Что знают они о нас, эти дети Болибаны? Им по восемь-десять лет, а некоторым всего четыре или пять. К ним подошел иностранец. Они, наверное, подумали: «Смотри-ка, белый мужчина». Или: «Это тот, красноухий, который всегда носит серую шляпу и живет в соседнем доме». Они не говорят нам о том, что думают. Они протягивают руки: ведь иностранцы имеют такую привычку — подавать руку. Но просто поздороваться — это для них недостаточно. Дети похлопывают меня по плечу, хватают за руки, за брюки. Простое приветствие превращается для них в маленький восторженный детский праздник. Они все время спрашивают меня: «Çа va? Ça va?», хотя никто из них, конечно, не знает французского языка. Чуждые для них французские слова дети безжалостно мешают со своим родным бамбара. То же самое происходит и днем, когда толпа ребятишек треследует мою жену душераздирающими криками: «Madame, madame, foto-ta», умоляя в сотый раз сфотографировать их.

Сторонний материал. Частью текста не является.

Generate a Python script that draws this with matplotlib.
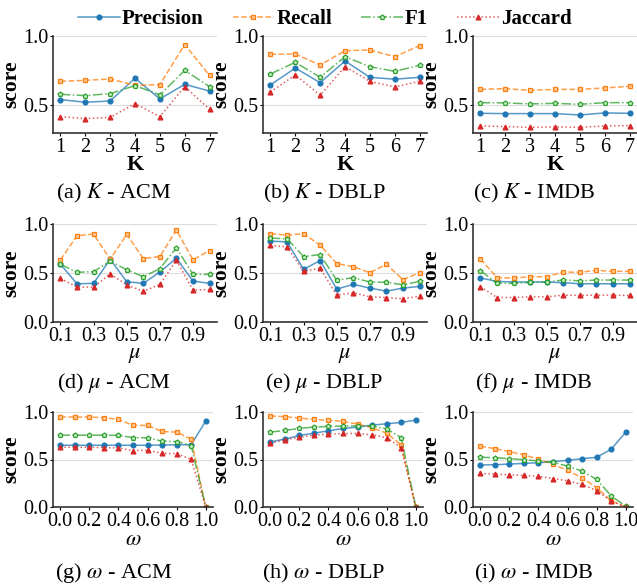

Мы охотно поддерживаем добрососедские отношения с малолетними мальчишками и девчонками. Они всегда веселы и всегда полны жизни; они большие затейники, любопытные и прилежные. Как и все бедные создания на земле, которые достаточно разумны, чтобы бороться со своей бедностью, эти дети хитры; и они не все еще знают, что стоят уже на пороге между рабством и осознанным человеческим достоинством.

Вся эта сцена разыгрывается при свете луны. Щедрая африканская луна делает самый плохой шалаш дворцом; двумя домами дальше она заставляет крышу из гофрированной стали сверкать как драгоценный металл, а худых детей, вертящихся у барабана, превращает в серебристо-голубых чертенят из древней африканской легенды.